The young woman who accused Kobe Bryant of rape seems to have been less to blame, considering that her job brought her into contact with Bryant, and she may have been alone with him in the context of her job. So was she irresponsible? Most of us can't decide that because we don't know the facts. She may have been star-struck; some young people rashly believe that celebrities are not capable of criminal behavior.
But these young women are all in a sense victims, although I hate to use that odiously overused word, of our current society's libertine norms. In a world in which many young people have a careless and callous attitude towards sex, regarding it as a mere animal act, it's not surprising that 'hook-ups' are the norm and promiscuity no longer scandalous. And in such a degraded atmosphere, there will be more sexual advantage taken: drunk young women are vulnerable. And the dropping of social censure for drunkenness is a contributing factor. It used to be that drunkenness, or alcohol use in general, was considered 'unladylike'. Nice girls did not get drunk. But with the triumph of feminism, with women vying to outdo males in excesses like social drinking and promiscuity, being 'ladylike' was declared to be oppressive for women. It was male chauvinism that invented the image of the 'lady', so the feminists said, so the ladylike ideal must go. The word 'lady' became a fighting word, a grave insult, for feminists. Women must never be called 'girls' or 'gals' or 'chicks', and worst of all was the word 'lady'. because the 'lady' was a prisoner of the patriarchy, with censorious males telling her not to do this and not to do that; her freedom demanded the discarding of all rules of ladylike behavior. Women were thus encouraged to curse and swear like sailors, drink heavily like men, go everywhere unescorted, including into bars (remember ladies could not enter some bars unescorted in the old days). Women suddenly adopted a number of other risky behaviors like hitchhiking alone, often with bad consequences.
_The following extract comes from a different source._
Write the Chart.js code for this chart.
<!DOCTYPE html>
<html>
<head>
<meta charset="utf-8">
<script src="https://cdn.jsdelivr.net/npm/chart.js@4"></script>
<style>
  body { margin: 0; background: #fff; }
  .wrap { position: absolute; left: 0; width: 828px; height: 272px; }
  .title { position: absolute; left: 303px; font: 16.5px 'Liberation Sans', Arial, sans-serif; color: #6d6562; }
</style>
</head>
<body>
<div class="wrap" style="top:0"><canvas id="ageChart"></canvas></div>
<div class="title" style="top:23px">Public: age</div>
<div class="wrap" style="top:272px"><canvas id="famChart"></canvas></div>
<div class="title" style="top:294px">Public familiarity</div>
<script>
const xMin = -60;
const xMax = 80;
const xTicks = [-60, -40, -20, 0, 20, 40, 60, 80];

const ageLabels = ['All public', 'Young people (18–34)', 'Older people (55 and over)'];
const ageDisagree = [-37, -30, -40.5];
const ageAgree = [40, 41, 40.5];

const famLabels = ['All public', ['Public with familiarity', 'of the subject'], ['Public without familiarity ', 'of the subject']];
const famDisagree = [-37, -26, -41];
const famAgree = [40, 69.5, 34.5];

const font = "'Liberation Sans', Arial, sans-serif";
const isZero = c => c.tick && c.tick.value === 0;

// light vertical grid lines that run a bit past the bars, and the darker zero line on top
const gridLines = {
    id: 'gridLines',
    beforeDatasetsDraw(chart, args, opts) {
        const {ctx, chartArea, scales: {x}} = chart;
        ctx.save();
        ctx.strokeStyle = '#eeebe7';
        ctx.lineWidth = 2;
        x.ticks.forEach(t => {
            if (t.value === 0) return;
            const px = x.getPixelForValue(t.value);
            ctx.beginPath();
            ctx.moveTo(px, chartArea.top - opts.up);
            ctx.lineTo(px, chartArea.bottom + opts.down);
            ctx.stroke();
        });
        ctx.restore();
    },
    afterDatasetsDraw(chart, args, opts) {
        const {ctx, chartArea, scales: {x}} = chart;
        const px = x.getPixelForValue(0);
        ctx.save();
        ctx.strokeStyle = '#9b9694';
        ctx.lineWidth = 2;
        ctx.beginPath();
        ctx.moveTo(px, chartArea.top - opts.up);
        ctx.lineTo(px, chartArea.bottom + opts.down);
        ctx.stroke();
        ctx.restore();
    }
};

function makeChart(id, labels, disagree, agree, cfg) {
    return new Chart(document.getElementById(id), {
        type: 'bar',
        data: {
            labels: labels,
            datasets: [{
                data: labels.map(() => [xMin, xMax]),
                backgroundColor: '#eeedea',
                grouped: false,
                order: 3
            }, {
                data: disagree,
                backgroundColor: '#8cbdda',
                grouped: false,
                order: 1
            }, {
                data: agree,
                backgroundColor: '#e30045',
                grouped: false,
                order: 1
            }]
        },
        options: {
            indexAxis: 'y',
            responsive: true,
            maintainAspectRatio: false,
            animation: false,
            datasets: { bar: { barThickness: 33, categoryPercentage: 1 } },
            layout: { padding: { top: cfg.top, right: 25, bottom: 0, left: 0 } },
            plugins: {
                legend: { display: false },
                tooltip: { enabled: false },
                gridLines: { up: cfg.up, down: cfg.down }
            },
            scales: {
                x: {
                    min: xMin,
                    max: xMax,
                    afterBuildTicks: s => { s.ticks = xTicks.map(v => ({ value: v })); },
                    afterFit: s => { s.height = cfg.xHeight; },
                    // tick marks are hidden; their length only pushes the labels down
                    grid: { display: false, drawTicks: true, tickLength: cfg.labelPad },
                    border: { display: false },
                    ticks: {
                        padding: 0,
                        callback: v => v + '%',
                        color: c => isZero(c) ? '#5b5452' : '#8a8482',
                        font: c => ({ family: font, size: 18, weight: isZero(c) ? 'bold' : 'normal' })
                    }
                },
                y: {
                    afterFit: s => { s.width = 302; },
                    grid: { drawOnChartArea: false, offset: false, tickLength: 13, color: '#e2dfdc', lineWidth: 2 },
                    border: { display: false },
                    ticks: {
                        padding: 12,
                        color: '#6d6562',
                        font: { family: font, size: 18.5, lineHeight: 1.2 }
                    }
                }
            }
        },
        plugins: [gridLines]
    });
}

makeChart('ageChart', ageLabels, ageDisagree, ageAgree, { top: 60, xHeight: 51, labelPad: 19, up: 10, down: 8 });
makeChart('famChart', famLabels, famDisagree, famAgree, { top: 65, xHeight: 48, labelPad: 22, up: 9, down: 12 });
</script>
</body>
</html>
And the feminists refused to see that their reckless casting off of old taboos and social roles made women immensely more vulnerable to the predators who unquestionably exist out there.
Feminists did women no favors, though they claimed to be 'liberating' women.
But Wendy Shalit is right; conservatives have overreacted against feminists and have thus turned against women in a sense.
Feminists may have exaggerated the victimization of women, and diminished their responsibility for the misfortunes that followed feminist 'liberation', but the fact is, women ARE vulnerable, if only by virtue of the fact that women are not the physical equals of men. And the 'conservative' women who believe the feminist nonsense about women being the equals of men in the military and in police work are as much fools as the liberal feminists on this score. Women, aside from the occasional -type, are simply not a match for men in size and strength. Women and girls are more at risk out there in a world with too many predators and deviants, Paglia and her ilk notwithstanding. Shalit tried to make that point: women are vulnerable, and we have to re-instill in our girls the need for greater vigilance and 'ladylike behavior' so as to minimize the risks. Yes, we can teach our girls to defend themselves as best they can, but to teach them that a few martial arts lessons will make them invulnerable while walking the streets at 2 A.M. is to delude them. And yes they should be taught to use firearms, but we should also teach them that it's still better to live a life which does not expose them to needless risks, and that the old-fashioned ways and norms were much healthier and safer for women than this egalitarian jungle in which foolish and reckless and misguided young women are exposed to dangers their grandmothers would never have imagined.
We do need a return to modesty and to some kind of sanity regarding sexuality and the balance between the sexes. Clearly the 'new' ways pushed on us by the left since the 1960s are not working; they are destroying the very basis of our society.